Data in this exercise =>
*****
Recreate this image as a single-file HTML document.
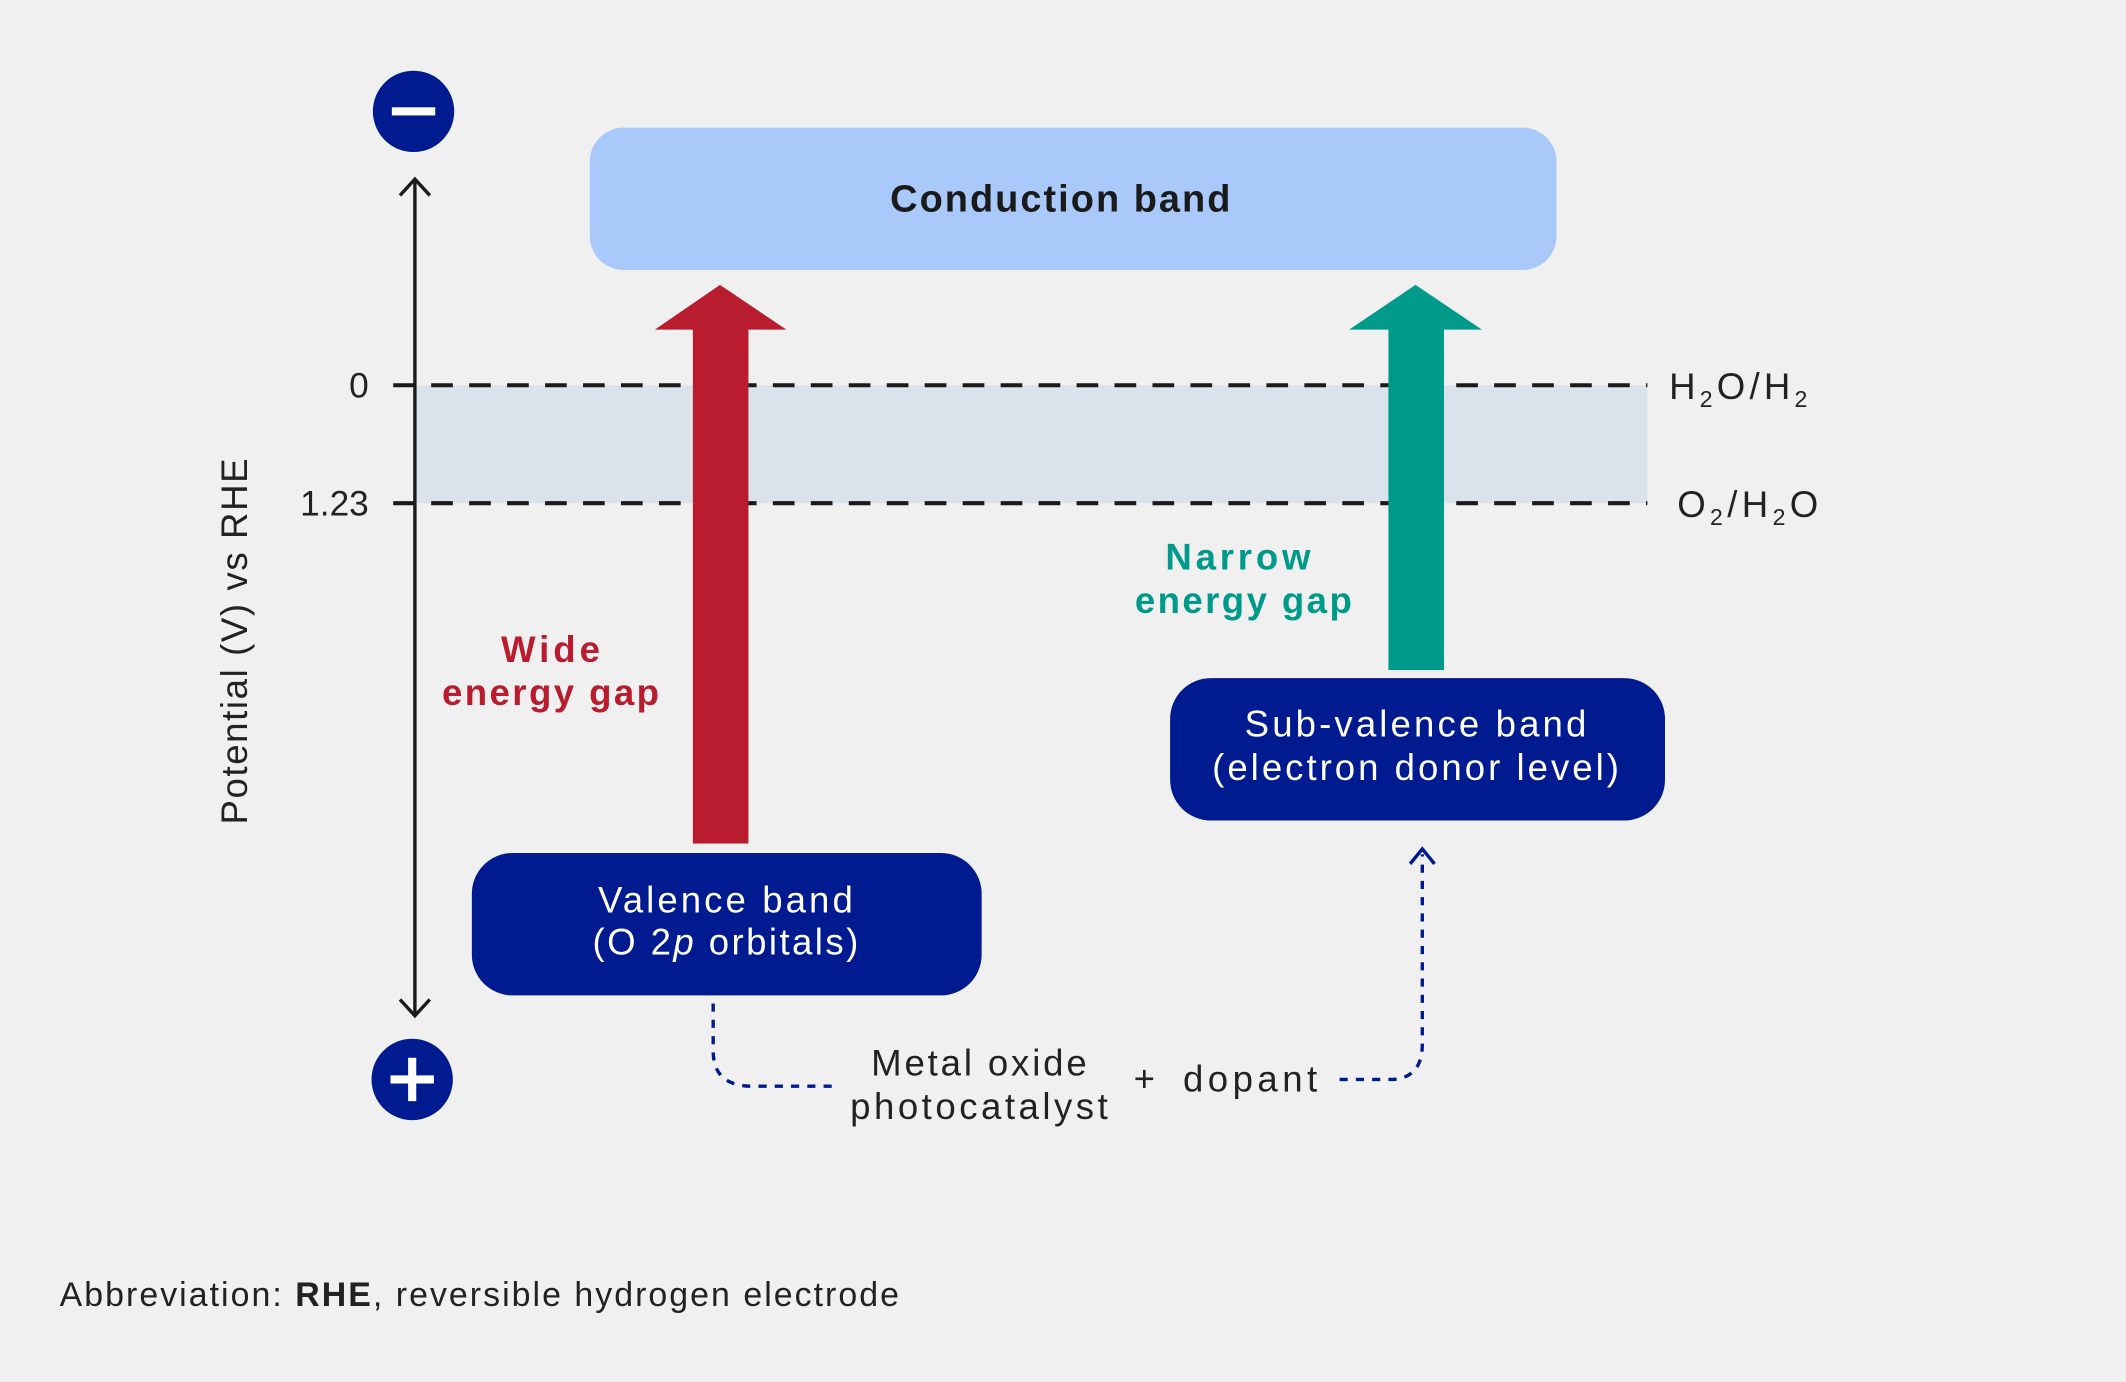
<!DOCTYPE html>
<html><head><meta charset="utf-8"><style>
html,body{margin:0;padding:0;background:#f0f0f0;}
svg{display:block;}
text{font-family:"Liberation Sans",sans-serif;}
</style></head><body>
<svg width="2126" height="1382" viewBox="0 0 1568 1019" xmlns="http://www.w3.org/2000/svg">
<rect width="1568" height="1019" fill="#f0f0f0"/>
<rect x="306" y="284" width="909" height="87" fill="#dae3eb"/>
<line x1="290" y1="284" x2="1215" y2="284" stroke="#1a1a1a" stroke-width="3" stroke-dasharray="16,12"/>
<line x1="290" y1="371" x2="1215" y2="371" stroke="#1a1a1a" stroke-width="3" stroke-dasharray="16,12"/>
<text x="272" y="293" font-size="26" text-anchor="end" fill="#222">0</text>
<text x="272" y="380" font-size="26" text-anchor="end" fill="#222">1.23</text>
<text x="1231" y="294" font-size="27" fill="#222" textLength="102" lengthAdjust="spacing">H<tspan font-size="17" dy="6">2</tspan><tspan dy="-6">O/H</tspan><tspan font-size="17" dy="6">2</tspan></text>
<text x="1237" y="381" font-size="27" fill="#222" textLength="104" lengthAdjust="spacing">O<tspan font-size="17" dy="6">2</tspan><tspan dy="-6">/H</tspan><tspan font-size="17" dy="6">2</tspan><tspan dy="-6">O</tspan></text>
<line x1="306" y1="132" x2="306" y2="748" stroke="#1a1a1a" stroke-width="2.5"/>
<polyline points="295,144 306,132 317,144" fill="none" stroke="#1a1a1a" stroke-width="2.5"/>
<polyline points="295,737 306,749 317,737" fill="none" stroke="#1a1a1a" stroke-width="2.5"/>
<circle cx="305" cy="82" r="30" fill="#001a8f"/>
<rect x="289" y="79" width="32" height="6" fill="#fff"/>
<circle cx="304" cy="796" r="30" fill="#001a8f"/>
<rect x="288" y="793" width="32" height="6" fill="#fff"/>
<rect x="301" y="780" width="6" height="32" fill="#fff"/>
<text transform="translate(182,473) rotate(-90)" font-size="27" text-anchor="middle" fill="#222" textLength="270" lengthAdjust="spacing">Potential (V) vs RHE</text>
<rect x="435" y="94" width="713" height="105" rx="25" fill="#a9c9fb"/>
<text x="782" y="156" font-size="28" font-weight="bold" text-anchor="middle" fill="#1a1a1a" textLength="251" lengthAdjust="spacing">Conduction band</text>
<polygon points="511,622 552,622 552,243 580,243 531,210 483,243 511,243" fill="#b91c2e"/>
<polygon points="1024,494 1065,494 1065,243 1093,243 1044,210 995,243 1024,243" fill="#009a8a"/>
<text x="406" y="488" font-size="27" font-weight="bold" text-anchor="middle" fill="#b91c2e" textLength="73" lengthAdjust="spacing">Wide</text>
<text x="406" y="520" font-size="27" font-weight="bold" text-anchor="middle" fill="#b91c2e" textLength="160" lengthAdjust="spacing">energy gap</text>
<text x="913" y="420" font-size="27" font-weight="bold" text-anchor="middle" fill="#009a8a" textLength="107" lengthAdjust="spacing">Narrow</text>
<text x="917" y="452" font-size="27" font-weight="bold" text-anchor="middle" fill="#009a8a" textLength="160" lengthAdjust="spacing">energy gap</text>
<rect x="348" y="629" width="376" height="105" rx="30" fill="#001a8f"/>
<text x="535" y="673" font-size="27" text-anchor="middle" fill="#fff" textLength="188" lengthAdjust="spacing">Valence band</text>
<text x="535" y="704" font-size="27" text-anchor="middle" fill="#fff" textLength="196" lengthAdjust="spacing">(O 2<tspan font-style="italic">p</tspan> orbitals)</text>
<rect x="863" y="500" width="365" height="105" rx="30" fill="#001a8f"/>
<text x="1044" y="543" font-size="27" text-anchor="middle" fill="#fff" textLength="252" lengthAdjust="spacing">Sub-valence band</text>
<text x="1044" y="575" font-size="27" text-anchor="middle" fill="#fff" textLength="300" lengthAdjust="spacing">(electron donor level)</text>
<path d="M526,740 L526,775 Q526,801 555,801 L615,801" fill="none" stroke="#001a8f" stroke-width="2.5" stroke-dasharray="6,6"/>
<path d="M988,796 L1025,796 Q1049,796 1049,770 L1049,630" fill="none" stroke="#001a8f" stroke-width="2.5" stroke-dasharray="6,6"/>
<polyline points="1040,637 1049,626 1058,637" fill="none" stroke="#001a8f" stroke-width="2.5"/>
<text x="722" y="793" font-size="27" text-anchor="middle" fill="#222" textLength="159" lengthAdjust="spacing">Metal oxide</text>
<text x="722" y="825" font-size="27" text-anchor="middle" fill="#222" textLength="190" lengthAdjust="spacing">photocatalyst</text>
<text x="844" y="805" font-size="27" text-anchor="middle" fill="#222">+</text>
<text x="922" y="805" font-size="27" text-anchor="middle" fill="#222" textLength="99" lengthAdjust="spacing">dopant</text>
<text x="44" y="963" font-size="25" fill="#222" textLength="619" lengthAdjust="spacing">Abbreviation: <tspan font-weight="bold">RHE</tspan>, reversible hydrogen electrode</text>
</svg>
</body></html>
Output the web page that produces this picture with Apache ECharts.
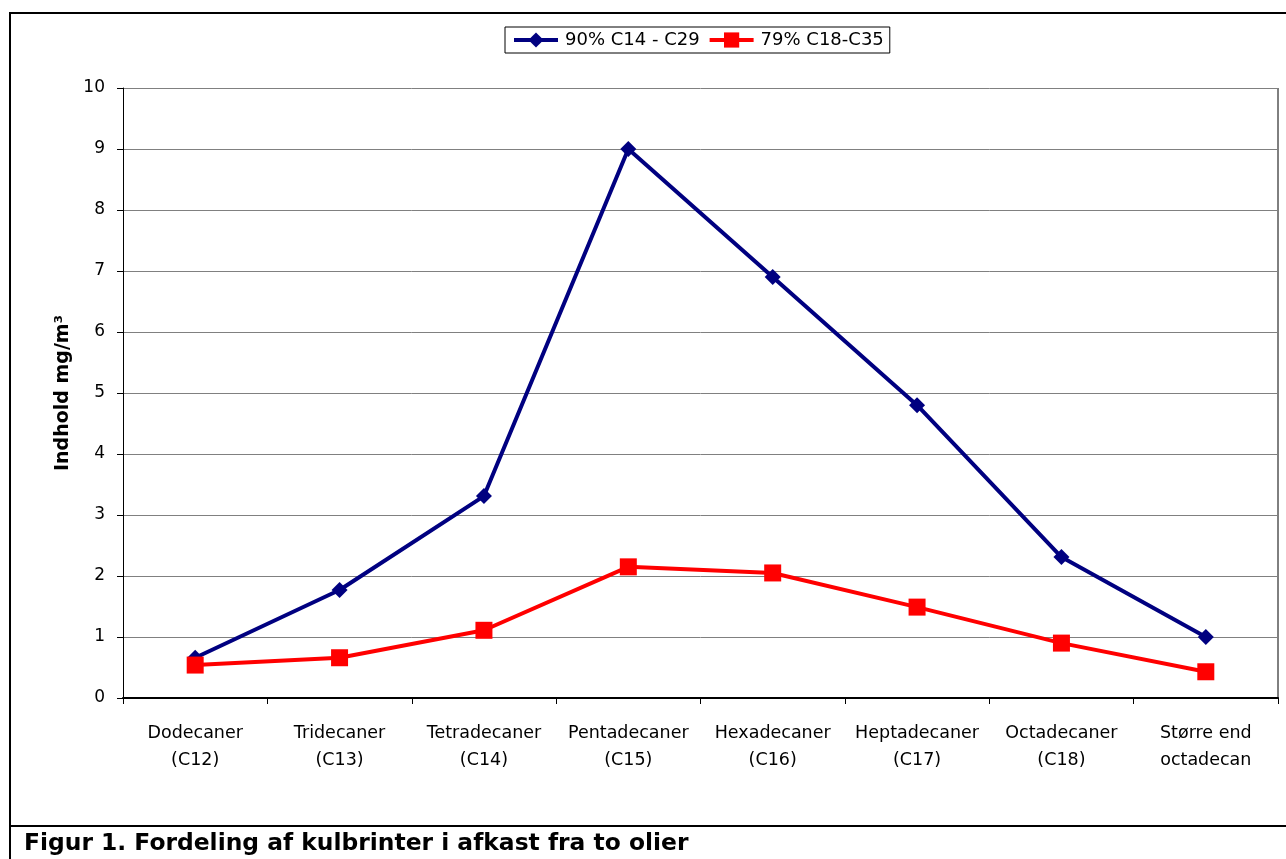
<!DOCTYPE html>
<html>
<head>
<meta charset="utf-8">
<script src="https://cdn.jsdelivr.net/npm/echarts@6/dist/echarts.min.js"></script>
<style>
html,body{margin:0;padding:0;background:#fff;}
#chart{width:1286px;height:859px;}
</style>
</head>
<body>
<div id="chart"></div>
<script>
const categories = ['Dodecaner\n(C12)', 'Tridecaner\n(C13)', 'Tetradecaner\n(C14)', 'Pentadecaner\n(C15)', 'Hexadecaner\n(C16)', 'Heptadecaner\n(C17)', 'Octadecaner\n(C18)', 'Større end\noctadecan'];
const series1Name = '90% C14 - C29';
const series1 = [0.66, 1.77, 3.31, 9.0, 6.9, 4.8, 2.31, 1.0];
const series2Name = '79% C18-C35';
const series2 = [0.54, 0.66, 1.11, 2.15, 2.05, 1.49, 0.9, 0.43];
const yTicks = [0, 1, 2, 3, 4, 5, 6, 7, 8, 9, 10];
const yAxisName = 'Indhold mg/m³';
const caption = 'Figur 1. Fordeling af kulbrinter i afkast fra to olier';

const FONT = 'DejaVu Sans';
const chart = echarts.init(document.getElementById('chart'));
chart.setOption({
  backgroundColor: '#fff',
  animation: false,
  textStyle: { fontFamily: FONT, color: '#000' },
  legend: {
    top: 27,
    left: 505,
    padding: [4, 6, 4, 7],
    itemGap: 8,
    itemWidth: 44,
    itemHeight: 19,
    borderColor: '#000',
    borderWidth: 1,
    backgroundColor: '#fff',
    lineStyle: { width: 4 },
    textStyle: { fontFamily: FONT, fontSize: 18, color: '#000', padding: [0, 0, 0, 2] },
    data: [series1Name, series2Name]
  },
  grid: { left: 123, right: 8, top: 88, bottom: 161, containLabel: false },
  xAxis: {
    type: 'category',
    data: categories,
    boundaryGap: true,
    axisLine: { lineStyle: { color: '#000', width: 2 } },
    axisTick: { show: true, alignWithLabel: false, length: 6, lineStyle: { color: '#000' } },
    axisLabel: { fontFamily: FONT, fontSize: 17.5, color: '#000', margin: 22, lineHeight: 27, interval: 0 },
    splitLine: { show: false }
  },
  yAxis: {
    type: 'value',
    min: 0,
    max: yTicks[yTicks.length - 1],
    interval: 1,
    name: yAxisName,
    nameLocation: 'middle',
    nameGap: 50,
    nameRotate: 90,
    nameTextStyle: { fontFamily: FONT, fontSize: 19, fontWeight: 'bold', color: '#000' },
    axisLine: { show: true, lineStyle: { color: '#000', width: 1 } },
    axisTick: { show: true, length: 6, lineStyle: { color: '#000' } },
    axisLabel: { fontFamily: FONT, fontSize: 17, color: '#000', margin: 18 },
    splitLine: { show: true, lineStyle: { color: '#808080', width: 1 } }
  },
  series: [
    {
      name: series1Name,
      type: 'line',
      data: series1,
      symbol: 'diamond',
      symbolSize: 16,
      lineStyle: { color: '#000080', width: 4 },
      itemStyle: { color: '#000080' },
      z: 3
    },
    {
      name: series2Name,
      type: 'line',
      data: series2,
      symbol: 'rect',
      symbolSize: 17,
      lineStyle: { color: '#ff0000', width: 4 },
      itemStyle: { color: '#ff0000' },
      z: 4
    }
  ],
  graphic: [
    {
      type: 'rect',
      shape: { x: 10, y: 13, width: 1300, height: 900 },
      style: { fill: 'none', stroke: '#000', lineWidth: 2 },
      silent: true
    },
    {
      type: 'line',
      shape: { x1: 10, y1: 826, x2: 1300, y2: 826 },
      style: { stroke: '#000', lineWidth: 2 },
      silent: true
    },
    {
      type: 'line',
      shape: { x1: 1278, y1: 88, x2: 1278, y2: 698 },
      style: { stroke: '#000', lineWidth: 1 },
      silent: true
    },
    {
      type: 'text',
      left: 24,
      top: 832,
      style: { text: caption, font: 'bold 23.4px "DejaVu Sans"', fill: '#000' },
      silent: true
    }
  ]
});
</script>
</body>
</html>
*****
The exercise =>
Reply with one number only, the count of lines above that hold the string "document".

Solution for this exercise =>
2